Rousseff avrebbe voluto indire un referendum per una riforma costituzionale, onde superare la frammentarietà del quadro politico che ha reso impossibile maggioranze stabili e ha agevolato il disastro. E così una formazione moderata come quella di Temer e dell’ex presidente della Camera, Eduardo Cunha – il Pmdb – che non ha mai vinto un’elezione, è risultata il sempiterno ago della bilancia per la costituzione di maggioranze. E ha saputo approfittarne, togliendo il puntello alla presidente, sotto attacco dal giorno dopo aver vinto, con poco margine di scarto sul suo avversario di destra Aecio Neves (Psdb).
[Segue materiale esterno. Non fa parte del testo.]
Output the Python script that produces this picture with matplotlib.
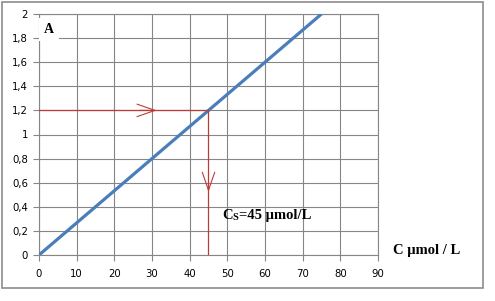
import matplotlib
matplotlib.use("Agg")
import matplotlib.pyplot as plt
from matplotlib.patches import Rectangle

# calibration line data
conc = [0, 75]
absorb = [0, 2]

# reading of the sample
sample_A = 1.2
sample_C = 45

xticks = [0, 10, 20, 30, 40, 50, 60, 70, 80, 90]
yticks = [0, 0.2, 0.4, 0.6, 0.8, 1.0, 1.2, 1.4, 1.6, 1.8, 2.0]
ytick_labels = [f"{v:g}".replace(".", ",") for v in yticks]

grey = "#868686"
blue = "#4a7ebb"
red = "#be3a3a"

fig = plt.figure(figsize=(4.95, 3.01), dpi=100)
fig.patch.set_facecolor("white")
fig.patches.append(Rectangle((2 / 495, 1 - 288 / 301), 481 / 495, 286 / 301,
                             transform=fig.transFigure, fill=False,
                             edgecolor="#8c8c8c", linewidth=1.2))

ax = fig.add_axes([39 / 495, 1 - 255 / 301, 339 / 495, 241 / 301])
ax.set_xlim(0, 90)
ax.set_ylim(0, 2)
ax.set_xticks(xticks)
ax.set_yticks(yticks)
ax.set_yticklabels(ytick_labels)
ax.grid(True, color=grey, linewidth=0.8)
ax.set_axisbelow(True)
for s in ax.spines.values():
    s.set_color(grey)
    s.set_linewidth(0.8)
ax.tick_params(colors=grey, labelcolor="black", labelsize=7.3, length=4, width=0.8, pad=4)
ax.tick_params(axis="x", pad=6)

ax.plot(conc, absorb, color=blue, linewidth=2.3, solid_capstyle="butt", zorder=3)

# red reading lines with open arrowheads
ax.plot([0, sample_C], [sample_A, sample_A], color=red, linewidth=0.9, zorder=4)
ax.plot([sample_C, sample_C], [sample_A, 0], color=red, linewidth=0.9, zorder=4)
ax.annotate("", xy=(32, sample_A), xytext=(26, sample_A),
            arrowprops=dict(arrowstyle="->,head_length=1.3,head_width=0.45",
                            color=red, linewidth=0.8))
ax.annotate("", xy=(sample_C, 0.5), xytext=(sample_C, 0.62),
            arrowprops=dict(arrowstyle="->,head_length=1.3,head_width=0.45",
                            color=red, linewidth=0.8))

serif = "Liberation Serif"
ax.text(1.3, 1.87, "A", family=serif, weight="bold", fontsize=10, va="center",
        bbox=dict(facecolor="white", edgecolor="none", pad=3.5), zorder=5)
tc = ax.text(48.6, 0.33, "C", family=serif, weight="bold", fontsize=10.5, va="center")
ts = ax.annotate("S", xy=(1, 0), xycoords=tc, family=serif, weight="bold",
                 fontsize=7.5, va="bottom", ha="left")
ax.annotate("=45 µmol/L", xy=(1, 0), xycoords=(ts, tc), family=serif, weight="bold",
            fontsize=10.5, va="bottom", ha="left")
ax.text(94, 0.035, "C µmol / L", family=serif, weight="bold", fontsize=10.5,
        va="center", clip_on=False)

plt.savefig("out.png", dpi=100)
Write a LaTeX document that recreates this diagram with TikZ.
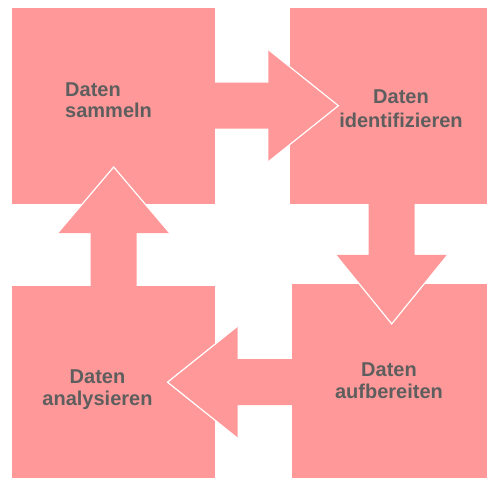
\documentclass[tikz,border=0pt]{standalone}
\usepackage{fontspec}
\setmainfont{Liberation Sans}
\usetikzlibrary{calc}
\definecolor{rosa}{HTML}{FF9999}
\definecolor{slate}{HTML}{5E5E5E}
\tikzset{
  box/.style={fill=rosa,minimum width=203,minimum height=196,inner sep=0,anchor=north west},
  boxtext/.style={text=slate,inner sep=0,align=center,font=\fontsize{20}{22}\selectfont\bfseries},
  rim/.style={draw=white,line width=1.2pt,line join=miter},
  pics/blockarrow/.style args={#1/#2}{code={
    \fill[rosa] (-2,-23) -- ({#1-#2},-23) -- ({#1-#2},-56) -- (#1,0)
      -- ({#1-#2},56) -- ({#1-#2},23) -- (-2,23) -- cycle;
    \draw[rim] ({#1-#2},-56) -- (#1,0) -- ({#1-#2},56);}}}

\begin{document}
\begin{tikzpicture}[x=1pt,y=-1pt]
\useasboundingbox (0,0) rectangle (487,477);
% four stages
\node[box] (collect) at (12,7.5) {};
\node[box] (identify) at (290,7.5) {};
\node[box] (analyse) at (12,286) {};
\node[box] (prepare) at (291.5,284) {};
% cycle arrows
\pic at (collect.east) {blockarrow=123/70};
\pic[rotate=-90] at (identify.south) {blockarrow=120/69};
\pic[rotate=180] at (prepare.west) {blockarrow=124/70};
\pic[rotate=90] at (analyse.north) {blockarrow=119/66};
% texts
\node[boxtext,align=left,anchor=north west,font=\fontsize{20}{21}\selectfont\bfseries] (tcollect) at (65,83) {Daten\\sammeln};
\node[boxtext,anchor=north,font=\fontsize{20}{24}\selectfont\bfseries] (tidentify) at (401,90) {Daten\\identifizieren};
\node[boxtext,anchor=north] (tanalyse) at (97.5,370) {Daten\\analysieren};
\node[boxtext,anchor=north] (tprepare) at (389,363) {Daten\\aufbereiten};
\end{tikzpicture}
\end{document}
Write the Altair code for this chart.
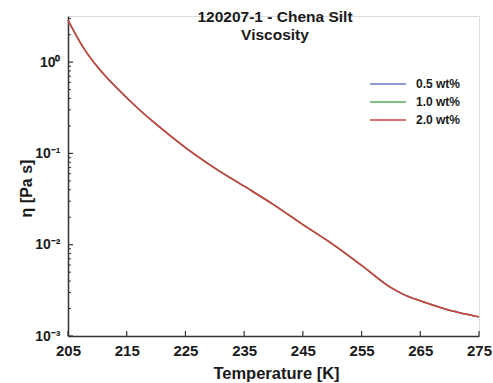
import altair as alt
import pandas as pd

# ---- data ----
temperature = [205, 207.5, 210, 212.5, 215, 217.5, 220, 225, 230, 235, 240, 245,
               250, 255, 260, 262.5, 265, 267.5, 270, 272.5, 275]
eta_05 = [2.88, 1.48, 0.89, 0.589, 0.407, 0.288, 0.209, 0.116, 0.0692, 0.0437, 0.0275,
          0.0166, 0.01023, 0.00594, 0.00339, 0.00279, 0.00243, 0.00214, 0.00191, 0.00175, 0.00162]
eta_10 = [2.88, 1.48, 0.89, 0.589, 0.407, 0.288, 0.209, 0.116, 0.0692, 0.0437, 0.0275,
          0.0166, 0.01023, 0.00594, 0.00339, 0.00279, 0.00243, 0.00214, 0.00191, 0.00175, 0.00162]
eta_20 = [2.88, 1.48, 0.89, 0.589, 0.407, 0.288, 0.209, 0.116, 0.0692, 0.0437, 0.0275,
          0.0166, 0.01023, 0.00594, 0.00339, 0.00279, 0.00243, 0.00214, 0.00191, 0.00175, 0.00162]
series_names = ["0.5 wt%", "1.0 wt%", "2.0 wt%"]
series_colors = ["#6a7cc4", "#57a85a", "#d2423f"]

x_ticks = [205, 215, 225, 235, 245, 255, 265, 275]
y_major = [0.001, 0.01, 0.1, 1]
y_major_labels = ["10⁻³", "10⁻²", "10⁻¹", "10⁰"]
y_minor = [0.002, 0.003, 0.004, 0.005, 0.006, 0.007, 0.008, 0.009,
           0.02, 0.03, 0.04, 0.05, 0.06, 0.07, 0.08, 0.09,
           0.2, 0.3, 0.4, 0.5, 0.6, 0.7, 0.8, 0.9, 2, 3]
title_text = "120207-1 - Chena Silt\nViscosity"

rows = []
for name, vals in zip(series_names, [eta_05, eta_10, eta_20]):
    for t, v in zip(temperature, vals):
        rows.append({"T": t, "eta": v, "series": name})
df = pd.DataFrame(rows)

FONT = "Liberation Sans"
AX = "#333333"
W, H = 411, 320

xscale = alt.Scale(domain=[205, 275], nice=False, zero=False)
yscale = alt.Scale(type="log", domain=[0.001, 3.2], nice=False)

label_expr = " : ".join(
    f"datum.value > {v * 0.5} ? '{l}'" for v, l in zip(reversed(y_major[1:]), reversed(y_major_labels[1:]))
) + f" : '{y_major_labels[0]}'"

lines = alt.Chart(df).mark_line(strokeWidth=1.5, interpolate="monotone").encode(
    x=alt.X("T:Q", scale=xscale,
            axis=alt.Axis(values=x_ticks, title="Temperature [K]", ticks=False, tickSize=0,
                          grid=False, domainColor=AX, domainWidth=1.5,
                          labelFont=FONT, labelFontSize=15, labelFontWeight="bold",
                          labelColor="#1a1a1a", labelPadding=7, labelFlush=False,
                          titleFont=FONT, titleFontSize=16.5, titleFontWeight="bold",
                          titleColor="#1a1a1a", titleX=208, titleY=42,
                          titleBaseline="alphabetic", titleAlign="center")),
    y=alt.Y("eta:Q", scale=yscale,
            axis=alt.Axis(values=y_major, labelExpr=label_expr, title="η [Pa s]",
                          ticks=False, tickSize=0, grid=False, domainColor=AX, domainWidth=1.5,
                          labelFont=FONT, labelFontSize=14, labelFontWeight="bold",
                          labelColor="#1a1a1a", labelPadding=8,
                          titleFont=FONT, titleFontSize=16, titleFontWeight="bold",
                          titleColor="#1a1a1a", titleX=-42, titleY=172, titleAngle=270,
                          titleBaseline="middle", titleAlign="center")),
    color=alt.Color("series:N",
                    scale=alt.Scale(domain=series_names, range=series_colors),
                    legend=alt.Legend(title=None, orient="none", legendX=313, legendY=61,
                                      symbolType="M-3,0H3", symbolSize=144,
                                      symbolStrokeWidth=1.5, labelOffset=21,
                                      rowPadding=5, padding=0,
                                      labelFont=FONT, labelFontSize=12,
                                      labelFontWeight="bold", labelColor="#1a1a1a")),
)

xt = alt.Chart(pd.DataFrame({"T": x_ticks})).mark_rule(color=AX, strokeWidth=1.2).encode(
    x=alt.X("T:Q", scale=xscale), y=alt.value(H), y2=alt.value(H - 5))
ymaj = alt.Chart(pd.DataFrame({"v": y_major})).mark_rule(color=AX, strokeWidth=1.2).encode(
    y=alt.Y("v:Q", scale=yscale), x=alt.value(0), x2=alt.value(5))
ymin = alt.Chart(pd.DataFrame({"v": y_minor})).mark_rule(color=AX, strokeWidth=1).encode(
    y=alt.Y("v:Q", scale=yscale), x=alt.value(0), x2=alt.value(3))

title = alt.Chart(pd.DataFrame({"t": [title_text]})).mark_text(
    font=FONT, fontSize=15.5, fontWeight="bold", color="#1a1a1a", align="center",
    baseline="alphabetic", lineBreak="\n", lineHeight=18).encode(
    text="t:N", x=alt.value(207), y=alt.value(6))

chart = alt.layer(lines, xt, ymaj, ymin, title).properties(
    width=W, height=H,
    autosize=alt.AutoSizeParams(type="none"),
    padding={"left": 68, "top": 16, "right": 14, "bottom": 47},
).configure_view(stroke=None).configure(background="white")

chart.save("out.html", embed_options={"renderer": "svg", "actions": False})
«Un gruppo di corrotti indagati è salito al potere, da oggi metteremo in atto la più ferma e instancabile opposizione che un governo golpista, omofobo e razzista può soffrire. Farò ricorso in tutte le istanze, il mio non è un addio ma un arrivederci a breve», ha detto Dilma, attorniata dai suoi. I difensori hanno già fatto ricorso alla Corte Costituzionale. L’unica consolazione, per ora, è che Dilma ha potuto mantenere i diritti civili: l’aula ha accettato infatti di stralciare la decisione dell’impeachment da quella dell’interdizione per 8 anni dai pubblici uffici, che sarebbe arrivata di conseguenza. Rousseff è nuovamente stata bocciata, ma senza la necessaria maggioranza dei 2/3.
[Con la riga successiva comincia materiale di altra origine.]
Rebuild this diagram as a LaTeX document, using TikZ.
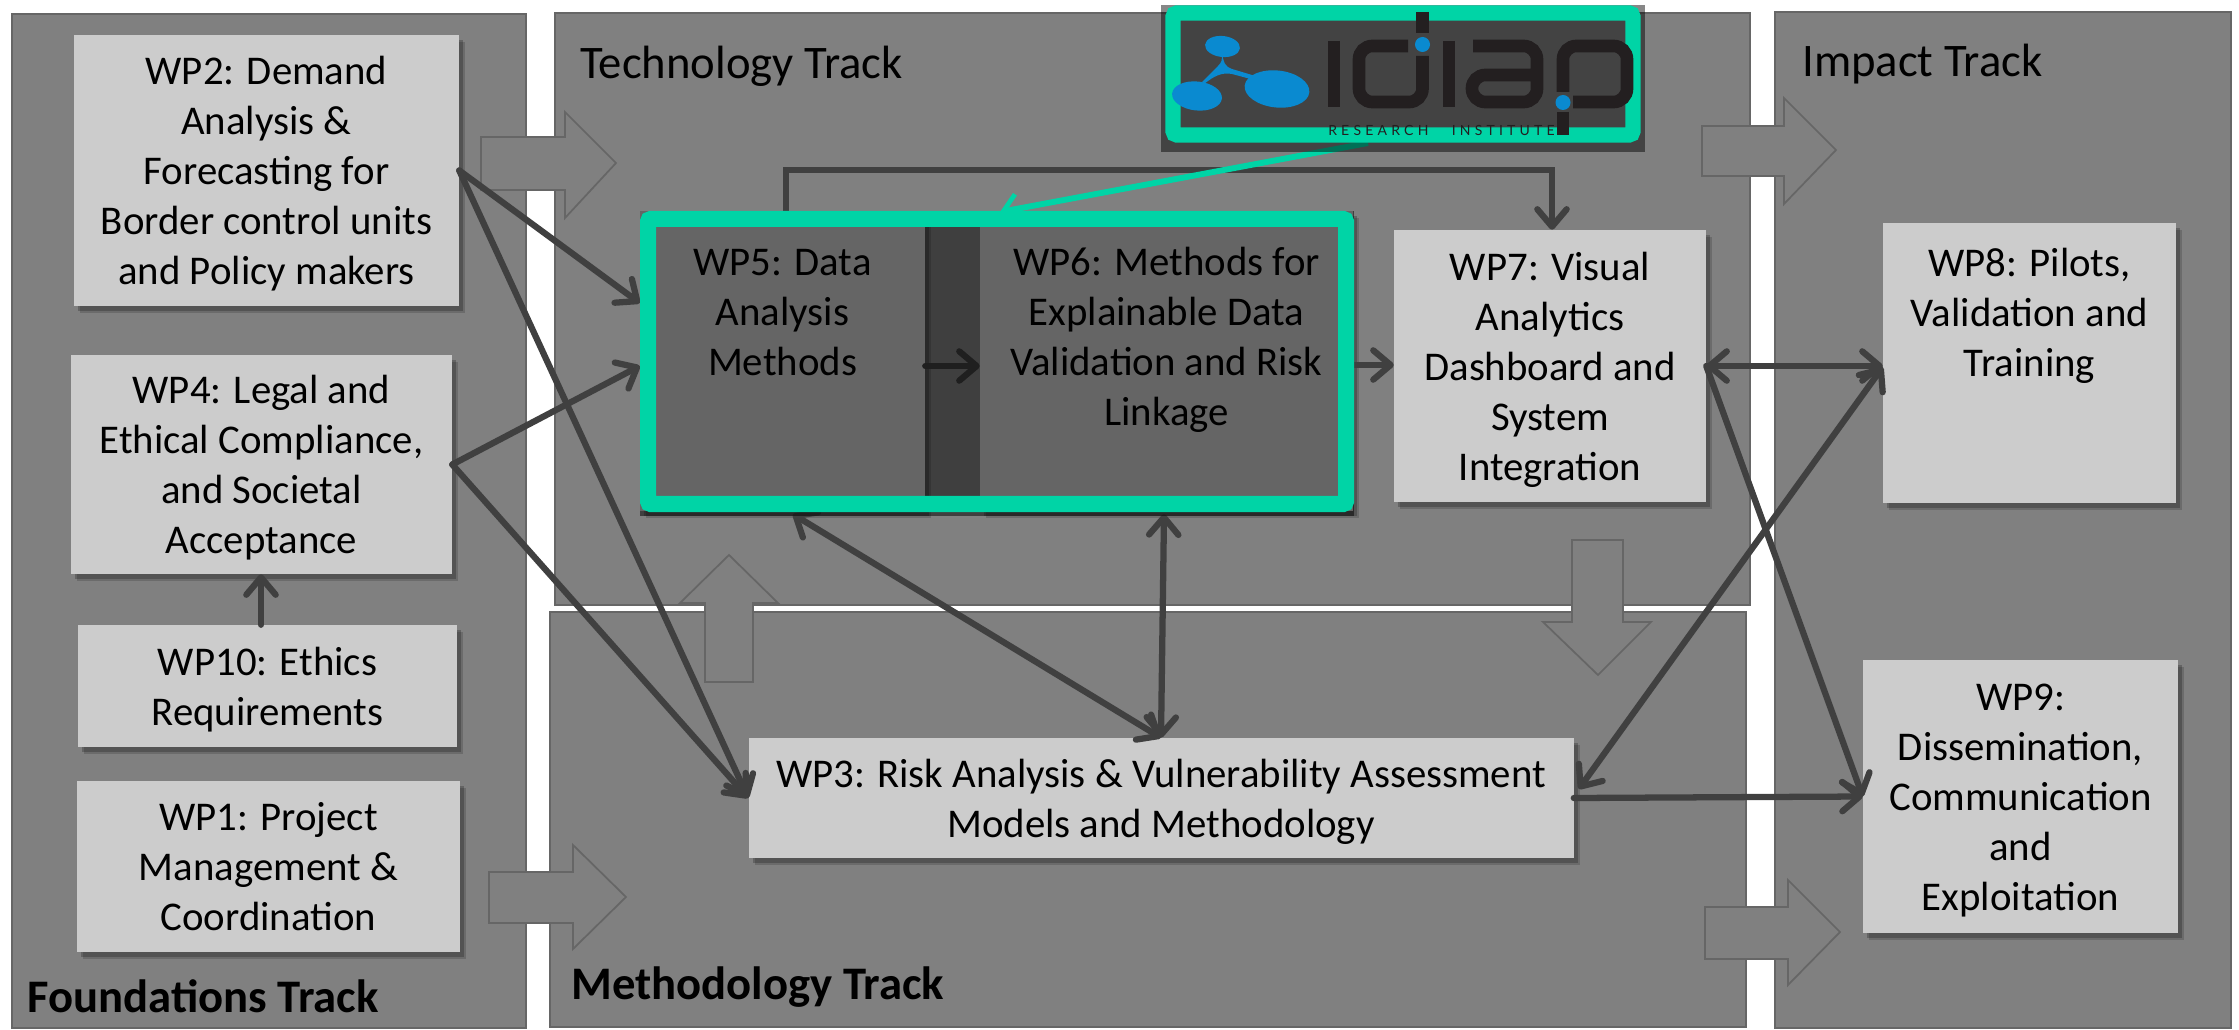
\documentclass[tikz,border=0pt]{standalone}
\usepackage{fontspec}
\setmainfont{Carlito}
\newfontfamily\logofont[LetterSpace=30,WordSpace=3]{Lato}
\usetikzlibrary{arrows.meta,calc,shadows}
\newcommand{\wptop}{\rule{0pt}{31pt}}
\definecolor{panelgrey}{HTML}{808080}
\definecolor{paneledge}{HTML}{666666}
\definecolor{boxgrey}{HTML}{CCCCCC}
\definecolor{linkgrey}{HTML}{404040}
\definecolor{frameteal}{HTML}{00D4A6}
\definecolor{logoblue}{HTML}{0A8AD0}
\definecolor{logoink}{HTML}{231F20}
\tikzset{
  wh/.style 2 args={minimum width=#1*0.75pt,minimum height=#2*0.75pt},
  panel/.style={draw=paneledge,line width=2pt,fill=panelgrey,inner sep=0pt},
  wpbox/.style={fill=boxgrey,align=center,inner sep=0pt,font=\fontsize{30.6}{37.5}\selectfont,
     execute at end node={\rule[-10pt]{0pt}{10pt}},
     drop shadow={shadow xshift=4.5pt,shadow yshift=-5pt,fill=black,opacity=.16},
     drop shadow={shadow xshift=3pt,shadow yshift=-3.5pt,fill=black,opacity=.22}},
  tracklabel/.style={anchor=west,inner sep=0pt,font=\fontsize{35}{40}\selectfont},
  boldlabel/.style={tracklabel,font=\fontsize{35}{40}\selectfont\bfseries},
  blockarrow/.style={draw=paneledge,line width=1.3pt,fill=panelgrey,line join=miter},
  link/.style={draw=linkgrey,line width=4.7pt,-{Straight Barb[round,length=13pt,width=22pt,line width=4.7pt]},line cap=round},
  twolink/.style={draw=linkgrey,line width=4.7pt,{Straight Barb[round,length=13pt,width=22pt,line width=4.7pt]}-{Straight Barb[round,length=13pt,width=22pt,line width=4.7pt]}},
  logostroke/.style={draw=logoink,line width=9.5pt,line cap=butt,rounded corners=10pt},
  logodot/.style={fill=logoblue}
}
\begin{document}
\begin{tikzpicture}[x=0.75pt,y=-0.75pt]
\useasboundingbox (0,0) rectangle (2239,1030);
% panels
\node[panel,wh={514}{1014}] (found) at (269,521) {};
\node[panel,wh={1195}{592}] (tech) at (1152.5,309) {};
\node[panel,wh={1196}{415}] (meth) at (1148,819.5) {};
\node[panel,wh={456}{1016}] (impact) at (2003,520) {};
% block arrows
\draw[blockarrow] (481,137) -- (565,137) -- (565,112) -- (616,163) -- (565,218) -- (565,190) -- (481,190) -- cycle;
\draw[blockarrow] (489,872) -- (573,872) -- (573,845) -- (626,897) -- (573,949) -- (573,923) -- (489,923) -- cycle;
\draw[blockarrow] (1702,126) -- (1784,126) -- (1784,98) -- (1836,150) -- (1784,204) -- (1784,176) -- (1702,176) -- cycle;
\draw[blockarrow] (1705,907) -- (1788,907) -- (1788,880) -- (1840,932) -- (1788,985) -- (1788,959) -- (1705,959) -- cycle;
\draw[blockarrow] (705,682) -- (705,603) -- (680,603) -- (729,555) -- (778,603) -- (753,603) -- (753,682) -- cycle;
\draw[blockarrow] (1572,540) -- (1623,540) -- (1623,622) -- (1651,622) -- (1598,675) -- (1543,622) -- (1572,622) -- cycle;
% track titles
\node[tracklabel] (ttech) at (580,66) {Technology Track};
\node[tracklabel] (timp) at (1802,64) {Impact Track};
\node[boldlabel] (tmeth) at (571,987) {Methodology Track};
\node[boldlabel] (tfound) at (27,996) {Foundations Track};
% work packages
\node[wpbox,wh={385}{271}] (wp2) at (266.5,170.5) {\wptop WP2: Demand\\Analysis \&\\Forecasting for\\Border control units\\and Policy makers};
\node[wpbox,wh={381}{219}] (wp4) at (261.5,464.5) {\wptop WP4: Legal and\\Ethical Compliance,\\and Societal\\Acceptance};
\node[wpbox,wh={379}{122}] (wp10) at (267.5,686) {\wptop WP10: Ethics\\Requirements};
\node[wpbox,wh={383}{171}] (wp1) at (268.5,866.5) {\wptop WP1: Project\\Management \&\\Coordination};
\node[wpbox,wh={825}{120}] (wp3) at (1161,798) {\wptop WP3: Risk Analysis \& Vulnerability Assessment\\Models and Methodology};
\node[wpbox,wh={312}{272}] (wp7) at (1550,366) {\wptop WP7: Visual\\Analytics\\Dashboard and\\System\\Integration};
\node[wpbox,wh={293}{280}] (wp8) at (2029.5,363) {\wptop WP8: Pilots,\\Validation and\\Training\\~\\~};
\node[wpbox,wh={315}{273}] (wp9) at (2020.5,796.5) {\wptop WP9:\\Dissemination,\\Communication\\and\\Exploitation};
\node[wpbox,wh={285}{300}] (wp5) at (782.5,361) {\wptop WP5: Data\\Analysis\\Methods\\~\\~};
\node[wpbox,wh={373}{300}] (wp6) at (1166.5,361) {\wptop WP6: Methods for\\Explainable Data\\Validation and Risk\\Linkage\\~};
% connectors
\draw[link] (wp2.east) -- ($(wp5.west)+(0,-58)$);
\draw[link] (wp2.east) -- (wp3.west);
\draw[link] (wp4.east) -- ($(wp5.west)+(0,5)$);
\draw[link] (wp4.east) -- (wp3.west);
\draw[link] (wp10.north -| 261,0) -- (wp4.south -| 261,0);
\draw[link] (wp5.east |- 0,366) -- (wp6.west |- 0,366);
\draw[link] (wp6.east |- 0,365) -- (wp7.west |- 0,365);
\draw[link] (wp5.north -| 786,0) -- (786,170) -| (wp7.north -| 1552,0);
\draw[twolink] ($(wp5.south -| 793,0)+(0,3)$) -- (wp3.north);
\draw[twolink] ($(wp6.south -| 1164,0)+(0,3)$) -- (wp3.north);
\draw[twolink] (wp7.east) -- (wp8.west |- wp7.east);
\draw[twolink] (wp8.west |- 0,367) -- ($(wp3.east)+(5,-9)$);
\draw[link] (wp7.east) -- (wp9.west);
\draw[link] (wp3.east) -- (wp9.west);
% spotlight and frame
\fill[black,opacity=.5] (640,211) rectangle (1354,516);
\draw[frameteal,line width=12pt,rounded corners=2pt] (648,219) rectangle (1346,504);
\coordinate (frametop) at (1000,212);
\coordinate (logobase) at (1368,143);
\draw[frameteal,line width=4.4pt,-{Straight Barb[length=11pt,width=22pt,line width=3.5pt]}] (logobase) -- (frametop);
% logo backdrop
\fill[black,opacity=.47] (1161,5) rectangle (1645,152);
\draw[frameteal,line width=11.5pt,rounded corners=3pt] (1173,13) rectangle (1633,135);
% logo mark
\fill[logoblue,rotate around={-6:(1222.5,46.5)}] (1222.5,46.5) ellipse [x radius=17.5,y radius=10.5];
\fill[logoblue,rotate around={-6:(1197,96)}] (1197,96) ellipse [x radius=25,y radius=14.5];
\fill[logoblue,rotate around={-6:(1277,89)}] (1277,89) ellipse [x radius=32.5,y radius=18.5];
\fill[logoblue] (1222,54) .. controls (1224,62) and (1224,66) .. (1232,69) -- (1262,78) -- (1258,81) -- (1232,74) .. controls (1222,72) and (1214,76) .. (1204,84) -- (1202,82) -- (1218,66) .. controls (1222,62) and (1222,60) .. (1222,54) -- cycle;
% logo letters
\draw[logoink,line width=9pt] (1334,41) -- (1334,107);
\draw[logostroke] (1408,46) -- (1359,46) -- (1359,102) -- (1422.5,102) -- (1422.5,56);
\draw[logoink,line width=9.5pt] (1422.5,12) -- (1422.5,33);
\draw[logoink,line width=9pt] (1449,41) -- (1449,107);
\draw[logostroke] (1473,46) -- (1537,46) -- (1537,102) -- (1472,102) -- (1472,75) -- (1537,75);
\draw[logostroke] (1563,92) -- (1563,46) -- (1627,46) -- (1627,102) -- (1573,102);
\draw[logoink,line width=9.5pt] (1563,112) -- (1563,135);
\fill[logodot] (1422.5,44.5) circle [x radius=7.5,y radius=7.5];
\fill[logodot] (1563,102.5) circle [x radius=7.5,y radius=7.5];
\node[anchor=west,inner sep=0pt,text=logoink,font=\logofont\fontsize{10.5}{11}\selectfont] (logotext) at (1328,130.5) {RESEARCH INSTITUTE};
\end{tikzpicture}
\end{document}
Temer, che subito dopo l’investitura è partito per il G20 in Cina, ha ribattuto piccato. E mentre, da Cuba al Venezuela, dall’Ecuador alla Bolivia, l’arco dei paesi socialisti ritiravano gli ambasciatori, il governo «de facto» è stato riconosciuto subito dagli Stati uniti, che hanno mosso le loro pedine in questi mesi, e dall’Argentina di Maucirio Macri, i cui fili sono tirati dagli stessi terminali internazionali che muovono il gabinetto Temer. Schieratissimo anche il Paraguay mentre ha mantenuto i piedi in due scarpe la Colombia, perno dell’Accordo del Pacifico (insieme a Cile e Perù) a cui si volgerà l’asse neoliberista per minare la nuova integrazione latinoamericana e il ruolo dei Brics.

A fianco di Dilma, invece, l’ex presidente argentina Cristina Kirchner destinataria, insieme al presidente venezuelano, Nicolas Maduro, di una lettera di Lula da Silva in cui l’ex presidente denuncia i nuovi piani delle forze conservatrici contro l’arco progressista latinoamericano.